Last season, Lucas rated among the nation’s best kickoff returners, but inconsistency on catching punts kept him from that role. Starting last January, he and Evans went to work outside, cold temperatures be darned.
“It’s a little different catching a punt than a kickoff,” Evans says. “The rotation is different. The way the ball drops is different. There was an adjustment phase. Doing it in the cold made it even harder.”
The two kept working at it as winter turned to spring, then summer.
The result — against Ohio State, Lucas returned two punts for 51 yards, with a long of 29.

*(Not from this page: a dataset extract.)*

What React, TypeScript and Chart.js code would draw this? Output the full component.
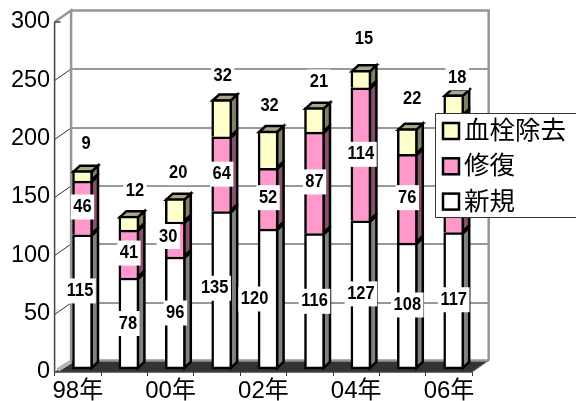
import React, { useEffect, useRef } from "react";
import { Chart, registerables } from "chart.js";

Chart.register(...registerables);

const categories = ["98年", "99年", "00年", "01年", "02年", "03年", "04年", "05年", "06年"];
const newCases = [115, 78, 96, 135, 120, 116, 127, 108, 117];
const repair = [46, 41, 30, 64, 52, 87, 114, 76, 100];
const thrombectomy = [9, 12, 20, 32, 32, 21, 15, 22, 18];
const seriesNames = ["新規", "修復", "血栓除去"];

const FONT = '"Liberation Sans", Arial, "Noto Sans CJK JP", sans-serif';
const wallDepth = { x: 16.5, y: -11.5 };
const barShift = { x: 4.7, y: -3 };
const barDepth = { x: 6.5, y: -6 };
const sideColors = ["#808080", "#84506a", "#808064"];
const topColors = ["#a0a0a0", "#a06a85", "#a8a888"];

// label nudges from the default spot, by series then by bar
const nudges: [number, number][][] = [
  [[-2.5, -11], [-1, 0], [0, 0], [-7, -2], [-13.5, 0], [0, 0], [0, -1], [0, -1], [0, -1]],
  [[0, -1], [0, -1], [-7, -3], [0, 0], [0, -1], [0, -1], [0, 0], [0, -1], [0, 0]],
  [[3.5, -27], [6, -25.5], [3, -26], [1, -23.5], [1.5, -25], [4.5, -25.7], [3, -31], [5, -29.7], [3.5, -17]],
];

const poly = (ctx: CanvasRenderingContext2D, pts: number[][]) => {
  ctx.beginPath();
  pts.forEach(([x, y], i) => (i ? ctx.lineTo(x, y) : ctx.moveTo(x, y)));
  ctx.closePath();
};

const wallsPlugin = {
  id: "walls",
  beforeDatasetsDraw(chart: any) {
    const { ctx, scales } = chart;
    const xs = scales.x;
    const ys = scales.y;
    const L = xs.left;
    const R = xs.right;
    const B = ys.getPixelForValue(0);
    const T = ys.getPixelForValue(300);
    const d = wallDepth;
    ctx.save();
    // floor
    ctx.fillStyle = "#333333";
    poly(ctx, [[L, B], [L + d.x, B + d.y], [R + d.x, B + d.y], [R, B]]);
    ctx.fill();
    // gridlines
    ctx.strokeStyle = "#333333";
    ctx.lineWidth = 1;
    ys.ticks.forEach((t: any) => {
      if (t.value === 0 || t.value === 300) return;
      const y = Math.round(ys.getPixelForValue(t.value)) + 0.5;
      ctx.beginPath();
      ctx.moveTo(L, y);
      ctx.lineTo(L + d.x, y + d.y);
      ctx.lineTo(R + d.x, y + d.y);
      ctx.stroke();
    });
    // light edge of side wall at floor
    ctx.strokeStyle = "#b4b4b4";
    ctx.lineWidth = 4;
    ctx.beginPath();
    ctx.moveTo(L + 3, B - 2);
    ctx.lineTo(L + d.x, B + d.y + 1);
    ctx.stroke();
    // gray wall frame
    ctx.strokeStyle = "#969696";
    ctx.lineWidth = 2.5;
    ctx.beginPath();
    ctx.moveTo(L, T);
    ctx.lineTo(L + d.x, T + d.y);
    ctx.lineTo(L + d.x, B + d.y);
    ctx.moveTo(L + d.x, T + d.y);
    ctx.lineTo(R + d.x, T + d.y);
    ctx.lineTo(R + d.x, B + d.y);
    ctx.moveTo(L + d.x, B + d.y);
    ctx.lineTo(R + d.x, B + d.y);
    ctx.stroke();
    ctx.beginPath();
    ctx.moveTo(R + d.x, B + d.y);
    ctx.lineTo(R, B);
    ctx.strokeStyle = "#777777";
    ctx.lineWidth = 1;
    ctx.stroke();
    // front axis
    ctx.strokeStyle = "#444444";
    ctx.lineWidth = 1.5;
    ctx.beginPath();
    ctx.moveTo(L, T);
    ctx.lineTo(L, B);
    ctx.moveTo(L, T);
    ctx.lineTo(L + 6, T);
    ctx.moveTo(L, B);
    ctx.lineTo(R, B);
    ctx.stroke();
    // bar sides and caps
    ctx.translate(barShift.x, barShift.y);
    ctx.lineJoin = "miter";
    const n = chart.data.datasets.length;
    for (let s = 0; s < n; s++) {
      chart.getDatasetMeta(s).data.forEach((el: any) => {
        const r = el.x + el.width / 2 - 1;
        const l = el.x - el.width / 2 + 1;
        const top = el.y + 1;
        const base = el.base - 1;
        poly(ctx, [[r, top], [r + barDepth.x, top + barDepth.y], [r + barDepth.x, base + barDepth.y], [r, base]]);
        ctx.fillStyle = sideColors[s];
        ctx.fill();
        ctx.strokeStyle = "#000";
        ctx.lineWidth = 2.5;
        ctx.stroke();
        if (s === n - 1) {
          poly(ctx, [[l, top], [l + barDepth.x, top + barDepth.y], [r + barDepth.x, top + barDepth.y], [r, top]]);
          ctx.fillStyle = topColors[s];
          ctx.fill();
          ctx.stroke();
        }
      });
    }
    ctx.restore();
    ctx.save();
    ctx.translate(barShift.x, barShift.y);
  },
  afterDatasetsDraw(chart: any) {
    const { ctx } = chart;
    ctx.restore();
    // value labels
    ctx.save();
    ctx.translate(barShift.x, barShift.y);
    ctx.font = `bold 16.5px ${FONT}`;
    ctx.textAlign = "center";
    ctx.textBaseline = "middle";
    chart.data.datasets.forEach((ds: any, s: number) => {
      chart.getDatasetMeta(s).data.forEach((el: any, i: number) => {
        const [nx, ny] = nudges[s][i];
        const cy = s === 2 ? el.y : (el.y + el.base) / 2;
        const x = el.x + nx;
        const y = cy + ny;
        const text = String(ds.data[i]);
        const w = ctx.measureText(text).width + 5;
        ctx.fillStyle = "#fff";
        ctx.fillRect(x - w / 2, y - 12.5, w, 25);
        ctx.fillStyle = "#000";
        ctx.save();
        ctx.translate(x, y);
        ctx.scale(1, 1.12);
        ctx.fillText(text, 0, 0);
        ctx.restore();
      });
    });
    ctx.restore();
    // legend, listed top series first
    ctx.save();
    ctx.fillStyle = "#fff";
    ctx.fillRect(435, 113, 141, 105);
    ctx.strokeStyle = "#333";
    ctx.lineWidth = 1;
    ctx.beginPath();
    ctx.moveTo(576, 113.5);
    ctx.lineTo(435.5, 113.5);
    ctx.lineTo(435.5, 217.5);
    ctx.lineTo(576, 217.5);
    ctx.stroke();
    const rows = [...chart.data.datasets].reverse();
    rows.forEach((ds: any, i: number) => {
      const cy = 131 + i * 35.3;
      ctx.fillStyle = ds.backgroundColor;
      ctx.fillRect(443, cy - 8, 16, 16);
      ctx.strokeStyle = "#000";
      ctx.lineWidth = 2.5;
      ctx.strokeRect(443, cy - 8, 16, 16);
      ctx.fillStyle = "#000";
      ctx.font = `25.5px ${FONT}`;
      ctx.textAlign = "left";
      ctx.textBaseline = "middle";
      ctx.fillText(ds.label, 464, cy + 1);
    });
    ctx.restore();
  },
};

export default function App() {
  const ref = useRef<HTMLCanvasElement>(null);
  useEffect(() => {
    document.body.style.margin = "0";
    const bar = { barThickness: 20, borderColor: "#000", borderWidth: 2.5, stack: "a", clip: false as const };
    const chart = new Chart(ref.current!, {
      type: "bar",
      data: {
        labels: categories,
        datasets: [
          { ...bar, label: seriesNames[0], data: newCases, backgroundColor: "#FFFFFF", borderSkipped: false },
          { ...bar, label: seriesNames[1], data: repair, backgroundColor: "#FF99CC", borderSkipped: "bottom" },
          { ...bar, label: seriesNames[2], data: thrombectomy, backgroundColor: "#FFFFCC", borderSkipped: "bottom" },
        ],
      },
      options: {
        responsive: false,
        animation: false,
        layout: { padding: { left: 0, right: 103.8, top: 22, bottom: 0 } },
        plugins: { legend: { display: false }, tooltip: { enabled: false }, title: { display: false } },
        scales: {
          x: {
            stacked: true,
            border: { display: false },
            afterFit: (s: any) => { s.height = 29; },
            grid: { drawOnChartArea: false, tickLength: 4, color: "#333", offset: true },
            ticks: {
              autoSkip: false,
              maxRotation: 0,
              padding: 1,
              color: "#000",
              font: { family: FONT, size: 24 },
              callback: (_v: any, i: number) => (i % 2 ? "" : categories[i]),
            },
          },
          y: {
            stacked: true,
            min: 0,
            max: 300,
            border: { display: false },
            afterFit: (s: any) => { s.width = 54.6; },
            grid: { display: false, drawTicks: false, tickLength: 0 },
            ticks: {
              stepSize: 50,
              padding: 4.5,
              color: "#000",
              font: { family: FONT, size: 23.5 },
            },
          },
        },
      },
      plugins: [wallsPlugin],
    } as any);
    return () => chart.destroy();
  }, []);
  return <canvas ref={ref} width={576} height={401} style={{ display: "block" }} />;
}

“He’s progressed a lot,” Evans says. “As long as he fields it and has a little bit of space, well, you saw it on Saturday. He’s different.”
So is Evans, and the goal is to ensure that difference helps produce a Friday night victory, and a lot more.
“We need to take the positives from Week One, and there were a lot of positives,” he says. “Use this opportunity against Indiana State to grow in confidence.”